BEGIN SOURCE MATERIAL

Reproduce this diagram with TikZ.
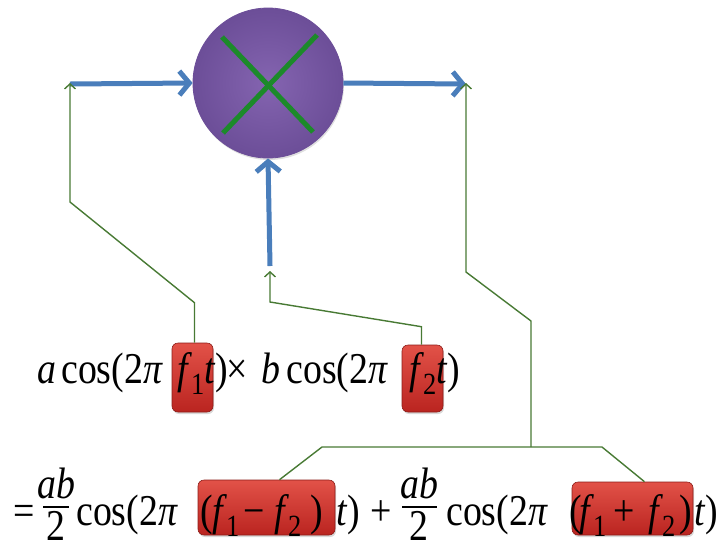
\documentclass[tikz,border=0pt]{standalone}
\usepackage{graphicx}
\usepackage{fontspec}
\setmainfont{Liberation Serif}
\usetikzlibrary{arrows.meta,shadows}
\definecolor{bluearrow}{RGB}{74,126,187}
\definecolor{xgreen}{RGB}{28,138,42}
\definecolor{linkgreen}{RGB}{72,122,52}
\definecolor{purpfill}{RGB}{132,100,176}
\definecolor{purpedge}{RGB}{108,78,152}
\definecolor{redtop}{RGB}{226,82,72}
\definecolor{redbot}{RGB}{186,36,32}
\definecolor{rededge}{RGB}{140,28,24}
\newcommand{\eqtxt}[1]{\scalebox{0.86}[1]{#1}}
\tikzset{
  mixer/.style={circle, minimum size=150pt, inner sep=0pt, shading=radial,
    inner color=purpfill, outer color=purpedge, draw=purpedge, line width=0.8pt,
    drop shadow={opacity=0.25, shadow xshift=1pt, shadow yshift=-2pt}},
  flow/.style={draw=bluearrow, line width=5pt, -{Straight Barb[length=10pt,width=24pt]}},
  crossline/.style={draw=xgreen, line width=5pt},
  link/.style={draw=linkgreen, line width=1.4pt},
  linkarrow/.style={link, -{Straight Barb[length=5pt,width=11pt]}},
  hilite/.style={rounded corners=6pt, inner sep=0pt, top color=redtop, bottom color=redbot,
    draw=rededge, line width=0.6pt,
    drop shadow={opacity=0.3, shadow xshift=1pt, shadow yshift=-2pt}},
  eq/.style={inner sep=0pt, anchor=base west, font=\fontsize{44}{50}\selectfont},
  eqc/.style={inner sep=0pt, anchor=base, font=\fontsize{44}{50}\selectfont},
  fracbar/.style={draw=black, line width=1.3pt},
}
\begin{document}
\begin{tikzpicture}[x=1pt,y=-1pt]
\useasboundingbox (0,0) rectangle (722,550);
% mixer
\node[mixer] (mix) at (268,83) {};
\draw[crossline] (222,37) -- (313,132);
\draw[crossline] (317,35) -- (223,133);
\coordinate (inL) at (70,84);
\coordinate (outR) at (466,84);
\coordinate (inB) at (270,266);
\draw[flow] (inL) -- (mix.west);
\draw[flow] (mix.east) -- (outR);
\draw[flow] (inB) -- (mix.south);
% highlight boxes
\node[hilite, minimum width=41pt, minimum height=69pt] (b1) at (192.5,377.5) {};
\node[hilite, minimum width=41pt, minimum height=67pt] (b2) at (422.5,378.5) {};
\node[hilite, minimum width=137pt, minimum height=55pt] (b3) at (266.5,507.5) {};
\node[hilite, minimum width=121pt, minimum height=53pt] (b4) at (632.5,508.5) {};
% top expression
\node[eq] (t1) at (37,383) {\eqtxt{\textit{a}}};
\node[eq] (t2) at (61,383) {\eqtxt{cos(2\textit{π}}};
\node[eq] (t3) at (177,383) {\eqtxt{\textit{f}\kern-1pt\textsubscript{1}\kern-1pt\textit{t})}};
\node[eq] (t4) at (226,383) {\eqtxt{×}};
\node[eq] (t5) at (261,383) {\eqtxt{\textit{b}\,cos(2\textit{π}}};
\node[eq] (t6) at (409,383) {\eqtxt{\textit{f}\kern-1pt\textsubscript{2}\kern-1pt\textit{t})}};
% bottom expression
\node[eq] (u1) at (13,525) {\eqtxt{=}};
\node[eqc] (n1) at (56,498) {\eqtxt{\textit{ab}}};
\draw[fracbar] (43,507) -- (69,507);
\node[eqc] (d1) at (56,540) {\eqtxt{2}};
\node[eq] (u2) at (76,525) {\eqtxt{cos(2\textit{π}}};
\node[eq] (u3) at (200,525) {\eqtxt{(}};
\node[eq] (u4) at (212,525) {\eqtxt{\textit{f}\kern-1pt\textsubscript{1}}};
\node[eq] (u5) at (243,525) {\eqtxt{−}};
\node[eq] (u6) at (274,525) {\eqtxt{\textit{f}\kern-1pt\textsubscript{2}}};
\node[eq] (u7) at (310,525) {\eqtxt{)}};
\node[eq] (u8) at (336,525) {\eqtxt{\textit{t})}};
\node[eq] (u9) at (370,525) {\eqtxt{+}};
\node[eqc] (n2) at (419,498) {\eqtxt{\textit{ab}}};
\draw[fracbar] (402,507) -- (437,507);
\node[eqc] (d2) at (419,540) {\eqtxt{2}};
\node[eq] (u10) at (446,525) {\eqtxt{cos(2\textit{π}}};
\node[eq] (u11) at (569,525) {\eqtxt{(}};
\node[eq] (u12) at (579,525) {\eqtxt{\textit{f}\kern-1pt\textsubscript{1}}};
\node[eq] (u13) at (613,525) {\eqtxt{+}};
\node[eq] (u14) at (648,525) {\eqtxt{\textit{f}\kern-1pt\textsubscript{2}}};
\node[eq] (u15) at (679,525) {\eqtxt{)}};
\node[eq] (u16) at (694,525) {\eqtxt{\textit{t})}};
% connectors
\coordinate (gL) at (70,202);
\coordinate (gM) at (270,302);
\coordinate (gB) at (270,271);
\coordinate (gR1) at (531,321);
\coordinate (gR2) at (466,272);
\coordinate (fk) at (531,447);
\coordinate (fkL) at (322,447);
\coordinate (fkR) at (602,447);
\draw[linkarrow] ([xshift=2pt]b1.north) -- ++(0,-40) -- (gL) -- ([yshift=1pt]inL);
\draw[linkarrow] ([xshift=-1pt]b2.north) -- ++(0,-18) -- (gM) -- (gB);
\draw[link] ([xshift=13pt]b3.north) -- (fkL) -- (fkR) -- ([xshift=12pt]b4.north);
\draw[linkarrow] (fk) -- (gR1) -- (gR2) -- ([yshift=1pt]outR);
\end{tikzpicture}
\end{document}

END SOURCE MATERIAL

*SET EXERCISE*
Exclude every picture and copy the remaining data exactly.

*ANSWER TO THE PROBLEM*
Reproduce this diagram with TikZ.
\documentclass[tikz,border=0pt]{standalone}
\usepackage{graphicx}
\usepackage{fontspec}
\setmainfont{Liberation Serif}
\usetikzlibrary{arrows.meta,shadows}
\definecolor{bluearrow}{RGB}{74,126,187}
\definecolor{xgreen}{RGB}{28,138,42}
\definecolor{linkgreen}{RGB}{72,122,52}
\definecolor{purpfill}{RGB}{132,100,176}
\definecolor{purpedge}{RGB}{108,78,152}
\definecolor{redtop}{RGB}{226,82,72}
\definecolor{redbot}{RGB}{186,36,32}
\definecolor{rededge}{RGB}{140,28,24}
\newcommand{\eqtxt}[1]{\scalebox{0.86}[1]{#1}}
\tikzset{
  mixer/.style={circle, minimum size=150pt, inner sep=0pt, shading=radial,
    inner color=purpfill, outer color=purpedge, draw=purpedge, line width=0.8pt,
    drop shadow={opacity=0.25, shadow xshift=1pt, shadow yshift=-2pt}},
  flow/.style={draw=bluearrow, line width=5pt, -{Straight Barb[length=10pt,width=24pt]}},
  crossline/.style={draw=xgreen, line width=5pt},
  link/.style={draw=linkgreen, line width=1.4pt},
  linkarrow/.style={link, -{Straight Barb[length=5pt,width=11pt]}},
  hilite/.style={rounded corners=6pt, inner sep=0pt, top color=redtop, bottom color=redbot,
    draw=rededge, line width=0.6pt,
    drop shadow={opacity=0.3, shadow xshift=1pt, shadow yshift=-2pt}},
  eq/.style={inner sep=0pt, anchor=base west, font=\fontsize{44}{50}\selectfont},
  eqc/.style={inner sep=0pt, anchor=base, font=\fontsize{44}{50}\selectfont},
  fracbar/.style={draw=black, line width=1.3pt},
}
\begin{document}
\begin{tikzpicture}[x=1pt,y=-1pt]
\useasboundingbox (0,0) rectangle (722,550);
% mixer
\node[mixer] (mix) at (268,83) {};
\draw[crossline] (222,37) -- (313,132);
\draw[crossline] (317,35) -- (223,133);
\coordinate (inL) at (70,84);
\coordinate (outR) at (466,84);
\coordinate (inB) at (270,266);
\draw[flow] (inL) -- (mix.west);
\draw[flow] (mix.east) -- (outR);
\draw[flow] (inB) -- (mix.south);
% highlight boxes
\node[hilite, minimum width=41pt, minimum height=69pt] (b1) at (192.5,377.5) {};
\node[hilite, minimum width=41pt, minimum height=67pt] (b2) at (422.5,378.5) {};
\node[hilite, minimum width=137pt, minimum height=55pt] (b3) at (266.5,507.5) {};
\node[hilite, minimum width=121pt, minimum height=53pt] (b4) at (632.5,508.5) {};
% top expression
\node[eq] (t1) at (37,383) {\eqtxt{\textit{a}}};
\node[eq] (t2) at (61,383) {\eqtxt{cos(2\textit{π}}};
\node[eq] (t3) at (177,383) {\eqtxt{\textit{f}\kern-1pt\textsubscript{1}\kern-1pt\textit{t})}};
\node[eq] (t4) at (226,383) {\eqtxt{×}};
\node[eq] (t5) at (261,383) {\eqtxt{\textit{b}\,cos(2\textit{π}}};
\node[eq] (t6) at (409,383) {\eqtxt{\textit{f}\kern-1pt\textsubscript{2}\kern-1pt\textit{t})}};
% bottom expression
\node[eq] (u1) at (13,525) {\eqtxt{=}};
\node[eqc] (n1) at (56,498) {\eqtxt{\textit{ab}}};
\draw[fracbar] (43,507) -- (69,507);
\node[eqc] (d1) at (56,540) {\eqtxt{2}};
\node[eq] (u2) at (76,525) {\eqtxt{cos(2\textit{π}}};
\node[eq] (u3) at (200,525) {\eqtxt{(}};
\node[eq] (u4) at (212,525) {\eqtxt{\textit{f}\kern-1pt\textsubscript{1}}};
\node[eq] (u5) at (243,525) {\eqtxt{−}};
\node[eq] (u6) at (274,525) {\eqtxt{\textit{f}\kern-1pt\textsubscript{2}}};
\node[eq] (u7) at (310,525) {\eqtxt{)}};
\node[eq] (u8) at (336,525) {\eqtxt{\textit{t})}};
\node[eq] (u9) at (370,525) {\eqtxt{+}};
\node[eqc] (n2) at (419,498) {\eqtxt{\textit{ab}}};
\draw[fracbar] (402,507) -- (437,507);
\node[eqc] (d2) at (419,540) {\eqtxt{2}};
\node[eq] (u10) at (446,525) {\eqtxt{cos(2\textit{π}}};
\node[eq] (u11) at (569,525) {\eqtxt{(}};
\node[eq] (u12) at (579,525) {\eqtxt{\textit{f}\kern-1pt\textsubscript{1}}};
\node[eq] (u13) at (613,525) {\eqtxt{+}};
\node[eq] (u14) at (648,525) {\eqtxt{\textit{f}\kern-1pt\textsubscript{2}}};
\node[eq] (u15) at (679,525) {\eqtxt{)}};
\node[eq] (u16) at (694,525) {\eqtxt{\textit{t})}};
% connectors
\coordinate (gL) at (70,202);
\coordinate (gM) at (270,302);
\coordinate (gB) at (270,271);
\coordinate (gR1) at (531,321);
\coordinate (gR2) at (466,272);
\coordinate (fk) at (531,447);
\coordinate (fkL) at (322,447);
\coordinate (fkR) at (602,447);
\draw[linkarrow] ([xshift=2pt]b1.north) -- ++(0,-40) -- (gL) -- ([yshift=1pt]inL);
\draw[linkarrow] ([xshift=-1pt]b2.north) -- ++(0,-18) -- (gM) -- (gB);
\draw[link] ([xshift=13pt]b3.north) -- (fkL) -- (fkR) -- ([xshift=12pt]b4.north);
\draw[linkarrow] (fk) -- (gR1) -- (gR2) -- ([yshift=1pt]outR);
\end{tikzpicture}
\end{document}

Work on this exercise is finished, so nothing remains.